October 2012
Successful Salesforce CRM Adoptions
A successful Salesforce CRM adoption program depends on many factors but the first hurdle is to identify those key but basic CRM features which must be achieved within the first 3-6 months.
These may be more basic than you think, like, “to get all of our Accounts and Contacts into Salesforce with the users actually using the tool and recording all of their Opportunity activity”. Pretty simple and this gives our friend the Salesforce cube lover something to stay focused on.
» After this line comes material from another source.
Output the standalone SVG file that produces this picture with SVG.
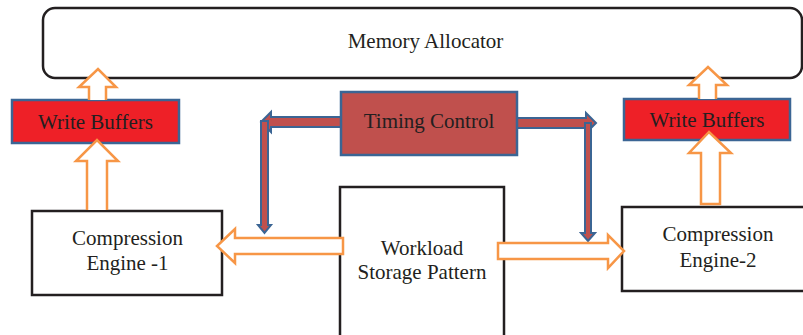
<svg xmlns="http://www.w3.org/2000/svg" width="803" height="335" viewBox="0 0 803 335">
<style>
.box{fill:#fff;stroke:#231F20;stroke-width:2.5}
.wb{fill:#EE2027;stroke:#3B6594;stroke-width:2.5}
.tc{fill:#C0504D;stroke:#3B6594;stroke-width:2.5}
.oa{fill:#fff;stroke:#F79646;stroke-width:2.5;stroke-linejoin:miter}
.ta{fill:#C0504D;stroke:#3B6594;stroke-width:2;stroke-linejoin:miter}
text{font-family:"Liberation Serif","Times New Roman",serif;font-size:21px;fill:#231F20;text-anchor:middle}
</style>
<rect width="803" height="335" fill="#fff"/>
<g id="memory-allocator">
<rect class="box" x="43" y="8" width="759" height="70" rx="12"/>
<text x="425.5" y="48">Memory Allocator</text>
</g>
<g id="write-buffers-1">
<rect class="wb" x="12" y="100" width="167" height="43"/>
<text x="95.5" y="129">Write Buffers</text>
</g>
<g id="write-buffers-2">
<rect class="wb" x="624" y="99" width="166" height="41"/>
<text x="707" y="127">Write Buffers</text>
</g>
<g id="compression-engine-1">
<rect class="box" x="32" y="211" width="190" height="84"/>
<text x="127.5" y="245">Compression</text>
<text x="127.5" y="270">Engine -1</text>
</g>
<g id="compression-engine-2">
<rect class="box" x="622" y="207" width="185" height="84"/>
<text x="718" y="241">Compression</text>
<text x="718" y="267">Engine-2</text>
</g>
<g id="workload-storage-pattern">
<rect class="box" x="340" y="187" width="164" height="160"/>
<text x="422" y="255">Workload</text>
<text x="422" y="279">Storage Pattern</text>
</g>
<g id="connectors">
<path class="ta" d="M341,117 L271,117 L271,112 L261,122 L271,132 L271,127 L341,127 Z"/>
<path class="ta" d="M261,121 L268,121 L268,225 L271,225 L264.5,233 L258,225 L261,225 Z"/>
<path class="ta" d="M517,118 L586,118 L586,113 L596,123 L586,133 L586,128 L517,128 Z"/>
<path class="ta" d="M585,123 L591,123 L591,233 L595,233 L588,241 L581,233 L585,233 Z"/>
<path class="oa" d="M89,100 L89,87 L79,87 L98,69 L116,87 L106,87 L106,100"/>
<path class="oa" d="M87,210 L87,161 L76,161 L97,140 L118,161 L107,161 L107,210"/>
<path class="oa" d="M699,99 L699,85 L689,85 L708,67 L727,85 L716,85 L716,99"/>
<path class="oa" d="M701,204 L701,153 L689,153 L709,132 L731,153 L720,153 L720,204 Z"/>
<path class="oa" d="M343,238 L235,238 L235,229 L217,246 L235,263 L235,254 L343,254 Z"/>
<path class="oa" d="M498,243 L608,243 L608,235 L624,251 L608,268 L608,259 L498,259 Z"/>
</g>
<g id="timing-control">
<rect class="tc" x="341" y="92" width="176" height="63"/>
<text x="429" y="128">Timing Control</text>
</g>
</svg>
Salesforce is a tremendously powerful platform with more features and possibilities than can easily be grasped, and being human, we all get rather excited about all the possibilities and reach for the stars before we even have a launching pad in place. Then when the project goes “splat” lots of human fingers get pointed at the IT team who flubbed. Think of our furry friend again with too many cubes to select and gather together: he frantically scurries around with nothing really getting D-O-N-E.
The ideal Salesforce CRM adoption program would then consist of a phased approach with the correct grouping of features in each phase and rolled out only when the previous one was complete and the users were trained, rolling along and productive.
You see, too many Salesforce project managers will identify ALL of the desired features and then try to roll them all out at once:
- Accounts + Contacts
- Leads
- Web to Lead
- Opportunities
- Chatter
- Workflows
- Cases
- Content Library
- Outlook for Salesforce
- Salesforce Custom Mobile
- Custom Objects
- Full ERP Integration
- Service Cloud
- Custom Reports
- Dashboards
- Etc.
How in the world can your users absorb all of these new features at the get-go? Especially with management asking for too much detail for all of their reports? Users rebel, management gets frustrated and the CRM is looked upon with disdain.
The solution:
WORKOUT A PHASED SALESFORCE CRM ADOPTION PROGRAM ON A GRADIENT
This could mean you start with Professional Edition and then later upgrade to Enterprise when you are ready for those features. Just getting your users on board, trained, data migrated and core Sales Cloud features in use – really in U-S-E – is a challenge.
Your Salesforce account manager will obviously try to sell you the moon and why you need all of the features right away but keep it real for your team and users. Perhaps you work for a high-tech start-up and everyone will just jump right on board, then go for it! Or, your users are somewhat technically challenged and thus a phased, gradient approach will work wonders.